La terza settimana del Roma Jazz Festival si chiude sabato 23 novembre alla Casa del Jazz, ore 21, con Federica Michisanti Horn Trio, una delle musiciste che si stanno imponendo nella scena del jazz italiano come contrabbassiste, compositrici e leader di propri gruppi e progetti. Una vera e propria onda che sta ridefinendo il profilo di questa musica.
A fianco di altri grandi nomi internazionali, è fortissima la presenza italiana nell’ultima settimana del Roma Jazz Festival. Si parte mercoledì 27 novembre nella Sala Borgna dell’Auditorium PdM (ore 21) con il Leonard Bernstein Tribute a opera del sassofonista Gabriele Coen, il musicista italiano che più ha indagato e lavorato sul rapporto tra jazz e musica ebraica in tutte le sue forme e reciproche acquisizioni.

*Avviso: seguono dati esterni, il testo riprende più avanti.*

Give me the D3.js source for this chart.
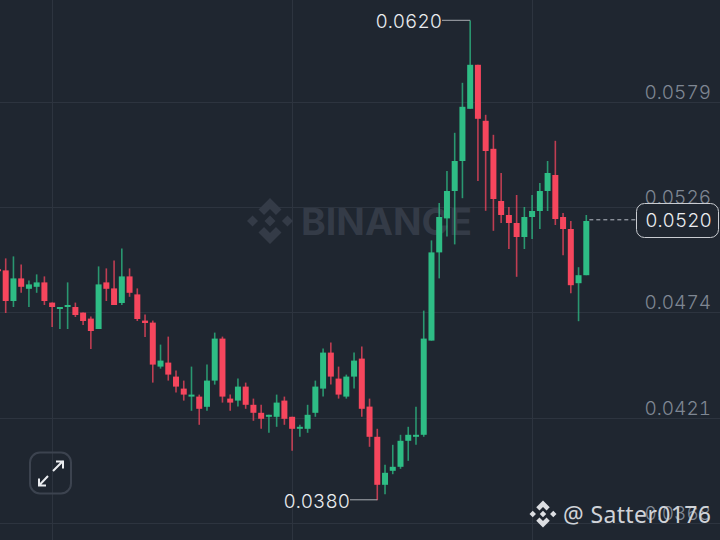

Si rimane in Sala Borgna anche il giorno seguente, giovedì 28 novembre, con Il Jazz visto dalla Luna di Luigi Cinque e la sua Hypertext O’rchestra che vanta come componenti, fra gli altri, la cantante Petra Magoni, il pianista Antonello Salis e il percussionista Alfio Antico. Special guest della serata Adam Ben Ezra al contrabasso e voce.
Fra i momenti più attesi di tutto il festival c’è sicuramente il concerto di Carmen Souza venerdì 29 novembre alle 21 nella Sala Borgna dell’Auditorium PdM per presentare il suo ultimo disco in uscita nel mese di ottobre.
Il penultimo concerto della 43° edizione del RJF è affidato al sassofono di Roberto Ottaviano che sabato 3 novembre in Auditorium PdM – Sala Borgna, presenta Eternal Love, la sua ultima produzione discografica.
Domenica 1° dicembre il festival si chiude con il concerto Mare Nostrum, ensemble composto da musicisti che non hanno bisogno di presentazioni: Paolo Fresu, tromba e flicorno, Richard Galliano, fisarmonica e accordina, Jan Lundgren, pianoforte. In Sala Sinopoli dell’Auditorium PdM, ore 21. Il viaggio del Roma Jazz Festival termina così dov’era cominciato, richiamando con il nome dell’ensemble quel Mediterraneo che è ricordo e promessa di una convivenza fertile.
Infine, in occasione del festival, ripartono in Auditorium Parco della Musica le Lezioni di Jazz curate da Stefano Zenni. Giunte alla loro ottava edizione, si confermano l’occasione per approfondire il jazz e le sue figure più significative, i capolavori memorabili, gli strumenti, le connessioni con i grandi temi della cultura. Il ciclo di 10 lezioni avrà inizio il 10 novembre con un incontro perfettamente in linea con il tema del RJF2019: storia e analisi del capolavoro di Charles Mingus Meditations on integration.